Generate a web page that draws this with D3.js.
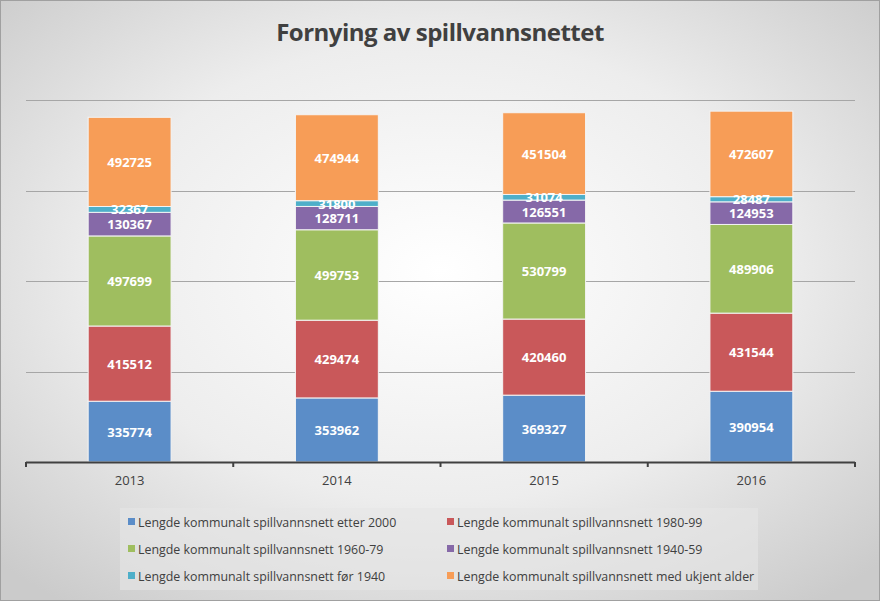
<!DOCTYPE html>
<html><head><meta charset="utf-8">
<script src="https://cdn.jsdelivr.net/npm/d3@7"></script>
<style>body{margin:0;background:#fff}svg{display:block}</style>
</head><body>
<script>
const years = ["2013","2014","2015","2016"];
const seriesNames = [
  "Lengde kommunalt spillvannsnett etter 2000",
  "Lengde kommunalt spillvannsnett 1980-99",
  "Lengde kommunalt spillvannsnett 1960-79",
  "Lengde kommunalt spillvannsnett 1940-59",
  "Lengde kommunalt spillvannsnett før 1940",
  "Lengde kommunalt spillvannsnett med ukjent alder"
];
const etter2000 = [335774, 353962, 369327, 390954];
const s1980 = [415512, 429474, 420460, 431544];
const s1960 = [497699, 499753, 530799, 489906];
const s1940 = [130367, 128711, 126551, 124953];
const for1940 = [32367, 31800, 31074, 28487];
const ukjent = [492725, 474944, 451504, 472607];
const yTicks = [0, 500000, 1000000, 1500000, 2000000];
const colors = ["#5b8dc8","#c9585a","#9fbe5f","#8669a8","#4eafc9","#f79d57"];

const seriesValues = [etter2000, s1980, s1960, s1940, for1940, ukjent];
const W = 880, H = 601;
const svg = d3.select("body").append("svg").attr("width", W).attr("height", H);
const defs = svg.append("defs");
const rg = defs.append("radialGradient").attr("id","bg").attr("cx","50%").attr("cy","45%").attr("r","70%");
rg.append("stop").attr("offset","0%").attr("stop-color","#ffffff");
rg.append("stop").attr("offset","55%").attr("stop-color","#ededed");
rg.append("stop").attr("offset","100%").attr("stop-color","#cbcbcb");
svg.append("rect").attr("x",0.5).attr("y",0.5).attr("width",W-1).attr("height",H-1)
  .attr("fill","url(#bg)").attr("stroke","#a0a0a0");

svg.append("text").attr("x",440).attr("y",41).attr("text-anchor","middle")
  .attr("font-family","'Open Sans', sans-serif").attr("font-weight","bold").attr("font-size",24)
  .attr("fill","#404040").attr("letter-spacing","-0.5").text("Fornying av spillvannsnettet");

const x = d3.scaleBand().domain(years).range([26, 855]).paddingInner(0.6).paddingOuter(0.3);
const y = d3.scaleLinear().domain([0, 2000000]).range([462, 100]);

svg.append("g").selectAll("line").data(yTicks.slice(1)).join("line")
  .attr("x1",26).attr("x2",855).attr("y1",d=>Math.round(y(d))+0.5).attr("y2",d=>Math.round(y(d))+0.5)
  .attr("stroke","#a6a6a6").attr("stroke-width",1);

const table = years.map((yr,i)=>{const o={year:yr}; seriesNames.forEach((s,j)=>o[s]=seriesValues[j][i]); return o;});
const stacked = d3.stack().keys(seriesNames)(table);

const g = svg.append("g");
stacked.forEach((layer,j)=>{
  g.append("g").selectAll("rect").data(layer).join("rect")
    .attr("x",d=>x(d.data.year)).attr("width",x.bandwidth())
    .attr("y",d=>y(d[1])).attr("height",d=>y(d[0])-y(d[1]))
    .attr("fill",colors[j]).attr("stroke","#f4f4f4").attr("stroke-width",1);
});
stacked.forEach((layer,j)=>{
  g.append("g").selectAll("text").data(layer).join("text")
    .attr("x",d=>x(d.data.year)+x.bandwidth()/2)
    .attr("y",d=>(y(d[0])+y(d[1]))/2 + 5)
    .attr("text-anchor","middle").attr("font-family","'Open Sans', sans-serif")
    .attr("font-weight","bold").attr("font-size",13).attr("fill","#ffffff")
    .text(d=>d[1]-d[0]);
});

const ax = svg.append("g");
ax.append("line").attr("x1",26).attr("x2",855).attr("y1",462.5).attr("y2",462.5).attr("stroke","#404040").attr("stroke-width",2);
const step = (855-26)/years.length;
ax.selectAll("line.tk").data(d3.range(years.length+1)).join("line").attr("class","tk")
  .attr("x1",d=>26+d*step).attr("x2",d=>26+d*step).attr("y1",462).attr("y2",467)
  .attr("stroke","#404040").attr("stroke-width",2);
ax.selectAll("text").data(years).join("text")
  .attr("x",d=>x(d)+x.bandwidth()/2).attr("y",485).attr("text-anchor","middle")
  .attr("font-family","'Open Sans', sans-serif").attr("font-size",13).attr("fill","#404040").text(d=>d);

const lg = svg.append("g");
lg.append("rect").attr("x",120).attr("y",508).attr("width",638).attr("height",82).attr("fill","#e6e6e6").attr("opacity",0.6);
seriesNames.forEach((s,j)=>{
  const col = j%2, row = Math.floor(j/2);
  const lx = col===0 ? 128 : 447, ly = 522 + row*27;
  lg.append("rect").attr("x",lx).attr("y",ly-4).attr("width",7).attr("height",7).attr("fill",colors[j]);
  lg.append("text").attr("x",lx+10).attr("y",ly+4.5).attr("font-family","'Open Sans', sans-serif")
    .attr("font-size",12.4).attr("fill","#404040").text(s);
});
</script>
</body></html>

= = = = =

▶ _Exercise description_: Quote in full the listing given above; the images are to be left out.

▶ _Worked answer_:
Generate a web page that draws this with D3.js.
<!DOCTYPE html>
<html><head><meta charset="utf-8">
<script src="https://cdn.jsdelivr.net/npm/d3@7"></script>
<style>body{margin:0;background:#fff}svg{display:block}</style>
</head><body>
<script>
const years = ["2013","2014","2015","2016"];
const seriesNames = [
  "Lengde kommunalt spillvannsnett etter 2000",
  "Lengde kommunalt spillvannsnett 1980-99",
  "Lengde kommunalt spillvannsnett 1960-79",
  "Lengde kommunalt spillvannsnett 1940-59",
  "Lengde kommunalt spillvannsnett før 1940",
  "Lengde kommunalt spillvannsnett med ukjent alder"
];
const etter2000 = [335774, 353962, 369327, 390954];
const s1980 = [415512, 429474, 420460, 431544];
const s1960 = [497699, 499753, 530799, 489906];
const s1940 = [130367, 128711, 126551, 124953];
const for1940 = [32367, 31800, 31074, 28487];
const ukjent = [492725, 474944, 451504, 472607];
const yTicks = [0, 500000, 1000000, 1500000, 2000000];
const colors = ["#5b8dc8","#c9585a","#9fbe5f","#8669a8","#4eafc9","#f79d57"];

const seriesValues = [etter2000, s1980, s1960, s1940, for1940, ukjent];
const W = 880, H = 601;
const svg = d3.select("body").append("svg").attr("width", W).attr("height", H);
const defs = svg.append("defs");
const rg = defs.append("radialGradient").attr("id","bg").attr("cx","50%").attr("cy","45%").attr("r","70%");
rg.append("stop").attr("offset","0%").attr("stop-color","#ffffff");
rg.append("stop").attr("offset","55%").attr("stop-color","#ededed");
rg.append("stop").attr("offset","100%").attr("stop-color","#cbcbcb");
svg.append("rect").attr("x",0.5).attr("y",0.5).attr("width",W-1).attr("height",H-1)
  .attr("fill","url(#bg)").attr("stroke","#a0a0a0");

svg.append("text").attr("x",440).attr("y",41).attr("text-anchor","middle")
  .attr("font-family","'Open Sans', sans-serif").attr("font-weight","bold").attr("font-size",24)
  .attr("fill","#404040").attr("letter-spacing","-0.5").text("Fornying av spillvannsnettet");

const x = d3.scaleBand().domain(years).range([26, 855]).paddingInner(0.6).paddingOuter(0.3);
const y = d3.scaleLinear().domain([0, 2000000]).range([462, 100]);

svg.append("g").selectAll("line").data(yTicks.slice(1)).join("line")
  .attr("x1",26).attr("x2",855).attr("y1",d=>Math.round(y(d))+0.5).attr("y2",d=>Math.round(y(d))+0.5)
  .attr("stroke","#a6a6a6").attr("stroke-width",1);

const table = years.map((yr,i)=>{const o={year:yr}; seriesNames.forEach((s,j)=>o[s]=seriesValues[j][i]); return o;});
const stacked = d3.stack().keys(seriesNames)(table);

const g = svg.append("g");
stacked.forEach((layer,j)=>{
  g.append("g").selectAll("rect").data(layer).join("rect")
    .attr("x",d=>x(d.data.year)).attr("width",x.bandwidth())
    .attr("y",d=>y(d[1])).attr("height",d=>y(d[0])-y(d[1]))
    .attr("fill",colors[j]).attr("stroke","#f4f4f4").attr("stroke-width",1);
});
stacked.forEach((layer,j)=>{
  g.append("g").selectAll("text").data(layer).join("text")
    .attr("x",d=>x(d.data.year)+x.bandwidth()/2)
    .attr("y",d=>(y(d[0])+y(d[1]))/2 + 5)
    .attr("text-anchor","middle").attr("font-family","'Open Sans', sans-serif")
    .attr("font-weight","bold").attr("font-size",13).attr("fill","#ffffff")
    .text(d=>d[1]-d[0]);
});

const ax = svg.append("g");
ax.append("line").attr("x1",26).attr("x2",855).attr("y1",462.5).attr("y2",462.5).attr("stroke","#404040").attr("stroke-width",2);
const step = (855-26)/years.length;
ax.selectAll("line.tk").data(d3.range(years.length+1)).join("line").attr("class","tk")
  .attr("x1",d=>26+d*step).attr("x2",d=>26+d*step).attr("y1",462).attr("y2",467)
  .attr("stroke","#404040").attr("stroke-width",2);
ax.selectAll("text").data(years).join("text")
  .attr("x",d=>x(d)+x.bandwidth()/2).attr("y",485).attr("text-anchor","middle")
  .attr("font-family","'Open Sans', sans-serif").attr("font-size",13).attr("fill","#404040").text(d=>d);

const lg = svg.append("g");
lg.append("rect").attr("x",120).attr("y",508).attr("width",638).attr("height",82).attr("fill","#e6e6e6").attr("opacity",0.6);
seriesNames.forEach((s,j)=>{
  const col = j%2, row = Math.floor(j/2);
  const lx = col===0 ? 128 : 447, ly = 522 + row*27;
  lg.append("rect").attr("x",lx).attr("y",ly-4).attr("width",7).attr("height",7).attr("fill",colors[j]);
  lg.append("text").attr("x",lx+10).attr("y",ly+4.5).attr("font-family","'Open Sans', sans-serif")
    .attr("font-size",12.4).attr("fill","#404040").text(s);
});
</script>
</body></html>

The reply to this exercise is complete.